I can’t really remember for sure though, to be honest the ’80s are kind of a haze.

How did you start out making music?

(Ross) I started off by playing Beatles songs on my brother’s crappy Yamaha keyboard in my early teens. It had the best ‘demo’ feature I’ve ever heard on a keyboard, shifting from ragtime to stadium rock in the crack of a poorly synthesised crash cymbal. Eventually I wanted to join a band, so the keyboard got ditched in favour of the bass and the guitar because no one wants to start a Jean Michel Jarre covers band in high school. I didn’t start writing anything of my own until my late teens; I remember it being toe-curlingly woeful.
(Mike) To get chicks.

What process goes into the way you write songs?

(Mike) Sometimes Ross and/or Cal come to practice with something semi-formed and beat Mark and I until we’ve learned them flawlessly. Other times we take unrelated, unfinished jams and haphazardly cut ‘n’ shut them together.

Who are your big musical influences?

(Mike) We’re all constantly getting into different, quite disparate stuff. Hence we’ve never really decided whether to make pop music or horrible noise!

(Ross) Cal really likes the collected works of Chaka Khan, for reasons beyond the realm of comprehension.

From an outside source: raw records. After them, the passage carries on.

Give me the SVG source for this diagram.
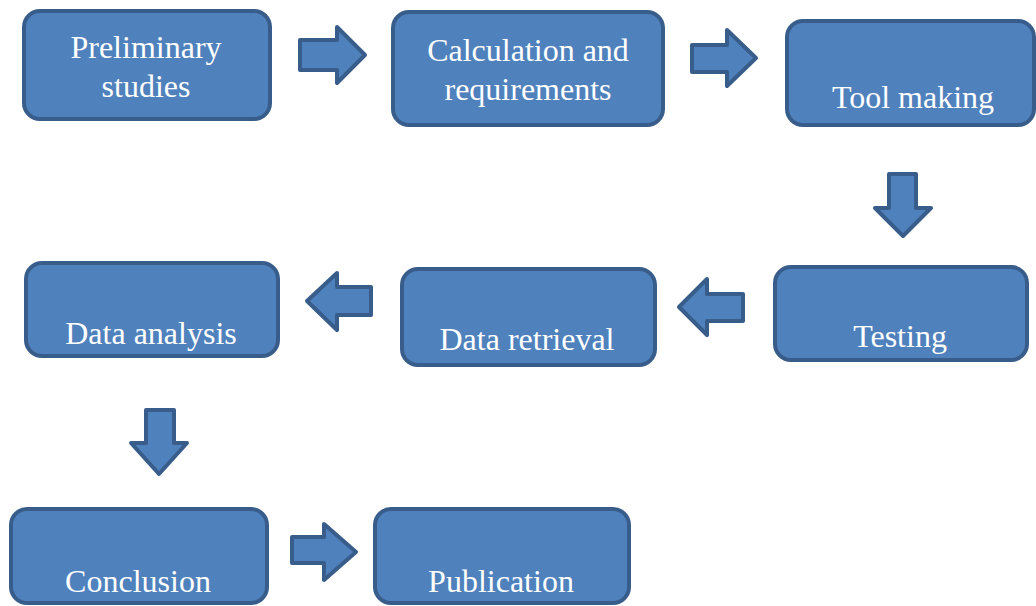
<svg xmlns="http://www.w3.org/2000/svg" width="1036" height="606" viewBox="0 0 1036 606">
<style>
.box{fill:#4F81BD;stroke:#385D8A;stroke-width:4}
.arr{fill:#4F81BD;stroke:#385D8A;stroke-width:4;stroke-linejoin:round}
text{font-family:"Liberation Serif","Times New Roman",serif;font-size:32px;fill:#FFFFFF;text-anchor:middle}
</style>
<rect width="1036" height="606" fill="#FFFFFF"/>
<g id="connectors">
<polygon class="arr" points="300,40 337,40 337,27 365,55 337,83 337,70 300,70"/>
<polygon class="arr" points="692,45 727,45 727,30 756,58 727,86 727,72 692,72"/>
<polygon class="arr" points="889,174 916,174 916,208 931,208 903,236 875,208 889,208"/>
<polygon class="arr" points="743,294 707,294 707,279 679,307 707,335 707,321 743,321"/>
<polygon class="arr" points="371,287 337,287 337,273 307,301 337,330 337,315 371,315"/>
<polygon class="arr" points="146,410 174,410 174,443 187,443 159,474 131,443 146,443"/>
<polygon class="arr" points="292,537 324,537 324,524 356,552 324,580 324,563 292,563"/>
</g>
<g id="n1"><rect class="box" x="24" y="11" width="246" height="108" rx="16"/><text x="146" y="58">Preliminary</text><text x="146" y="97">studies</text></g>
<g id="n2"><rect class="box" x="393" y="12" width="270" height="113" rx="16"/><text x="528" y="61">Calculation and</text><text x="528" y="100">requirements</text></g>
<g id="n3"><rect class="box" x="787" y="21" width="247" height="104" rx="16"/><text x="913" y="108">Tool making</text></g>
<g id="n4"><rect class="box" x="775" y="267" width="252" height="93" rx="16"/><text x="900" y="347">Testing</text></g>
<g id="n5"><rect class="box" x="402" y="269" width="253" height="96" rx="16"/><text x="527" y="350">Data retrieval</text></g>
<g id="n6"><rect class="box" x="26" y="263" width="252" height="93" rx="16"/><text x="151" y="344">Data analysis</text></g>
<g id="n7"><rect class="box" x="11" y="509" width="256" height="94" rx="16"/><text x="138" y="592">Conclusion</text></g>
<g id="n8"><rect class="box" x="375" y="509" width="254" height="94" rx="16"/><text x="501" y="592">Publication</text></g>
</svg>
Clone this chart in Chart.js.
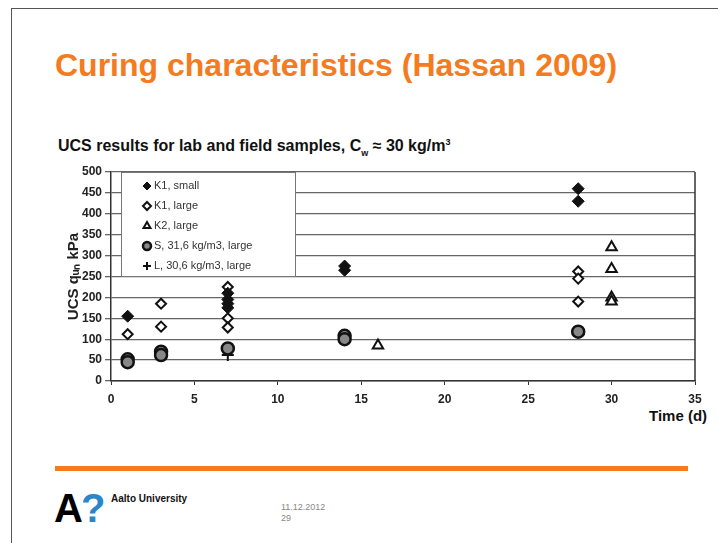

What kind of influence do you feel that where you come from has had on the music you create?  

(Ross) I would say that we’re quite lucky in Dundee in some respects. Other than the ‘lad-rock’ movement of recent years, there aren’t really any other obvious trends in music up here. If you don’t like ‘lad-rock’, then it only serves to catalyse you into making the music you want to make. The bigger cities like Edinburgh and Glasgow are permeated with a multitude of trends that disappear as quickly as they arrive, so much so that I think it’d be harder for a young band to establish themselves and maintain longevity if they are particularly susceptible to the influence of others. Life is simpler up here. As a band, we subscribe to the view that if a song is good, then it is good.

What can people expect to see/hear from your live shows?  

(Mike) Sexy men, great music.

(Ross) Adventure! Mystery! Romance! More adventure! Actually, wasn’t that the tagline to The Jewel of the Nile?

Has there been a particular gig that has stood out for you so far (good or bad)?  

(Ross) I really enjoyed our recent support slot with The Phantom Band. Lovely fellows too. They are a great band.

(Mike) Elton John. Wembley ’04. Damn!

What are your plans for the rest of the year and beyond? Do you have any new releases planned for any time soon?  

(Ross) We are releasing our debut album ‘Yearlings’ on the 2nd of May through Olive Grove Records, then we plan to bask in the ensuing glory and riches. Seriously though, we’ve started work on album number two, and we’re hoping to fill up the rest of the year with shows. On the other hand, we might just give the smack a go – you’re only smoking it.

Pensioner – Gadgie Weddin’

Pensioner’s debut album ‘Yearlings’ was released on Monday 2nd of May though Olive Grove Records.